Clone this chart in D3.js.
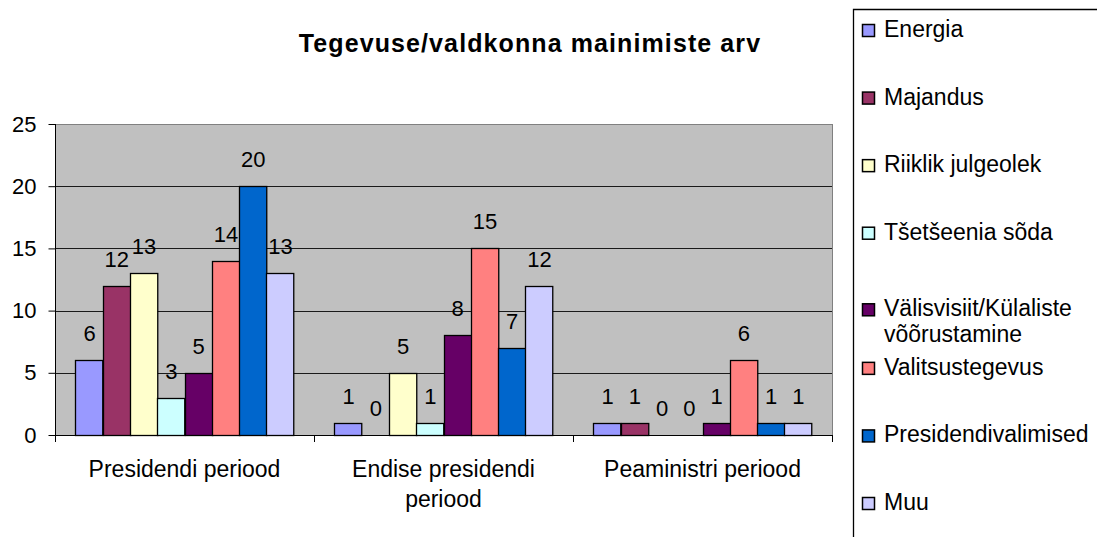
<!DOCTYPE html>
<html>
<head>
<meta charset="utf-8">
<script src="https://cdn.jsdelivr.net/npm/d3@7/dist/d3.min.js"></script>
<style>
  html, body { margin: 0; padding: 0; background: #fff; }
  svg { display: block; }
  text { font-family: "Liberation Sans", Arial, sans-serif; fill: #000; }
</style>
</head>
<body>
<svg id="chart" width="1097" height="537"></svg>
<script>
const title = "Tegevuse/valdkonna mainimiste arv";
const categories = ["Presidendi periood", "Endise presidendi periood", "Peaministri periood"];
const seriesNames = ["Energia", "Majandus", "Riiklik julgeolek", "Tšetšeenia sõda",
  "Välisvisiit/Külaliste võõrustamine", "Valitsustegevus", "Presidendivalimised", "Muu"];
const seriesColors = ["#9999FF", "#993366", "#FFFFCC", "#CCFFFF", "#660066", "#FF8080", "#0066CC", "#CCCCFF"];
const energia = [6, 1, 1];
const majandus = [12, 0, 1];
const riiklikJulgeolek = [13, 5, 0];
const tsetseeniaSoda = [3, 1, 0];
const valisvisiit = [5, 8, 1];
const valitsustegevus = [14, 15, 6];
const presidendivalimised = [20, 7, 1];
const muu = [13, 12, 1];
const yTicks = [0, 5, 10, 15, 20, 25];

const seriesValues = [energia, majandus, riiklikJulgeolek, tsetseeniaSoda, valisvisiit, valitsustegevus, presidendivalimised, muu];

const svg = d3.select("#chart");
const plot = { left: 55, right: 832, top: 124, bottom: 435 };

const x0 = d3.scaleBand().domain(categories).range([plot.left, plot.right]).paddingInner(0).paddingOuter(0);
const x1 = d3.scaleBand().domain(d3.range(seriesNames.length))
  .range([x0.bandwidth() * 0.75 / 9.5, x0.bandwidth() * (1 - 0.75 / 9.5)]).padding(0);
const y = d3.scaleLinear().domain([0, 25]).range([plot.bottom, plot.top]);

const TEXT_SIZE = 23, NUM_SIZE = 22;

// plot background
svg.append("rect")
  .attr("x", plot.left).attr("y", plot.top)
  .attr("width", plot.right - plot.left).attr("height", plot.bottom - plot.top)
  .attr("fill", "#C0C0C0").attr("stroke", "#808080").attr("stroke-width", 1)
  .attr("shape-rendering", "crispEdges");

// gridlines
svg.append("g").selectAll("line").data(yTicks.filter(d => d > 0 && d < 25)).join("line")
  .attr("x1", plot.left).attr("x2", plot.right)
  .attr("y1", d => Math.round(y(d)) + 0.5).attr("y2", d => Math.round(y(d)) + 0.5)
  .attr("stroke", "#1a1a1a").attr("stroke-width", 1);

// Y axis
const yAxis = d3.axisLeft(y).tickValues(yTicks).tickSize(7).tickPadding(12).tickFormat(d3.format("d"));
const yg = svg.append("g").attr("transform", `translate(${plot.left + 0.5},0)`).call(yAxis);
yg.select(".domain").remove();
yg.selectAll(".tick line").attr("stroke", "#000");
yg.selectAll(".tick text").attr("font-size", NUM_SIZE)
  .attr("font-family", "Liberation Sans, Arial, sans-serif").attr("fill", "#000");
svg.append("line").attr("x1", plot.left + 0.5).attr("x2", plot.left + 0.5)
  .attr("y1", plot.top).attr("y2", plot.bottom + 7).attr("stroke", "#000");

// bars
const groups = svg.append("g").selectAll("g").data(categories).join("g")
  .attr("transform", d => `translate(${x0(d)},0)`);
groups.each(function(cat, ci) {
  const g = d3.select(this);
  const vals = seriesValues.map((arr, si) => ({ si, v: arr[ci] }));
  g.selectAll("rect").data(vals.filter(d => d.v > 0)).join("rect")
    .attr("x", d => Math.round(x1(d.si)) + 0.5)
    .attr("y", d => Math.round(y(d.v)) + 0.5)
    .attr("width", x1.bandwidth())
    .attr("height", d => Math.round(y(0)) - Math.round(y(d.v)))
    .attr("fill", d => seriesColors[d.si])
    .attr("stroke", "#000").attr("stroke-width", 1.3);
  g.selectAll("text.val").data(vals).join("text")
    .attr("class", "val")
    .attr("x", d => x1(d.si) + x1.bandwidth() / 2 + 0.5)
    .attr("y", d => y(d.v) - 19)
    .attr("text-anchor", "middle")
    .attr("font-size", NUM_SIZE)
    .text(d => d.v);
});

// X axis
svg.append("line").attr("x1", plot.left).attr("x2", plot.right)
  .attr("y1", plot.bottom + 0.5).attr("y2", plot.bottom + 0.5).attr("stroke", "#000");
const boundaries = categories.map(c => x0(c)).concat([plot.right]);
svg.append("g").selectAll("line").data(boundaries).join("line")
  .attr("x1", d => Math.round(d) + 0.5).attr("x2", d => Math.round(d) + 0.5)
  .attr("y1", plot.bottom).attr("y2", plot.bottom + 7).attr("stroke", "#000");

function wrapLines(textSel, str, maxW) {
  const words = str.split(" ");
  const lines = [];
  let cur = "";
  for (const w of words) {
    const test = cur ? cur + " " + w : w;
    textSel.text(test);
    if (cur && textSel.node().getComputedTextLength() > maxW) {
      lines.push(cur); cur = w;
    } else cur = test;
  }
  if (cur) lines.push(cur);
  textSel.text(null);
  return lines;
}

// category labels
categories.forEach(c => {
  const t = svg.append("text").attr("text-anchor", "middle").attr("font-size", TEXT_SIZE);
  const lines = wrapLines(t, c, 240);
  const cx = x0(c) + x0.bandwidth() / 2;
  lines.forEach((ln, i) => {
    t.append("tspan").attr("x", cx).attr("y", 477 + i * 30).text(ln);
  });
});

// title
svg.append("text").attr("x", 530).attr("y", 52).attr("text-anchor", "middle")
  .attr("font-size", 25).attr("font-weight", "bold").attr("letter-spacing", "1.1px")
  .text(title);

// legend
svg.append("path").attr("d", "M853.5,545 L853.5,9.5 L1100,9.5")
  .attr("fill", "none").attr("stroke", "#000").attr("stroke-width", 1.3);
const legendTop = 37, legendStep = (510 - 37) / 7;
seriesNames.forEach((name, i) => {
  const t = svg.append("text").attr("font-size", TEXT_SIZE);
  const lines = wrapLines(t, name, 210);
  const base = legendTop + i * legendStep + (lines.length > 1 ? 9 : 0);
  lines.forEach((ln, k) => {
    t.append("tspan").attr("x", 884).attr("y", base + k * 26).text(ln);
  });
  svg.append("rect").attr("x", 862.5).attr("y", base - 12.5).attr("width", 12).attr("height", 12)
    .attr("fill", seriesColors[i]).attr("stroke", "#000").attr("stroke-width", 1.5);
});
</script>
</body>
</html>
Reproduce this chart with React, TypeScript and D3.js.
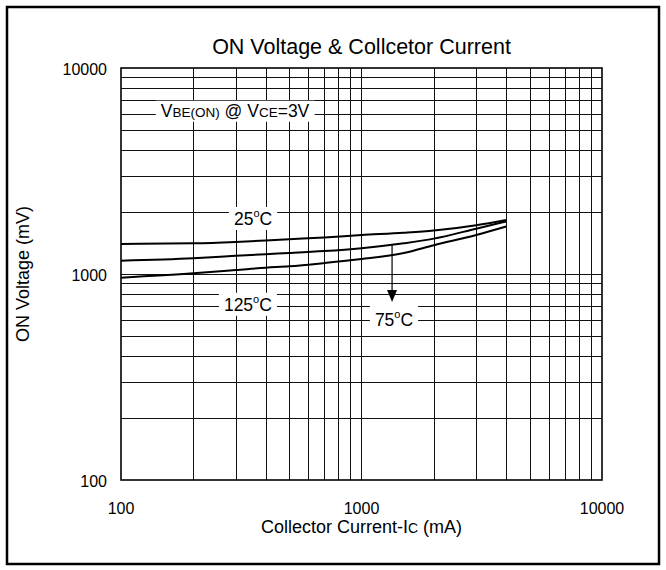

◇ ◇ ◇ ◇ ◇ ◇ ◇

* Written problem *
Track down every line holding the string "this" and copy it.

* Answer *
Clone this chart in D3.js.
  const g = d3.select(this);
Reproduce this chart with React, TypeScript and D3.js.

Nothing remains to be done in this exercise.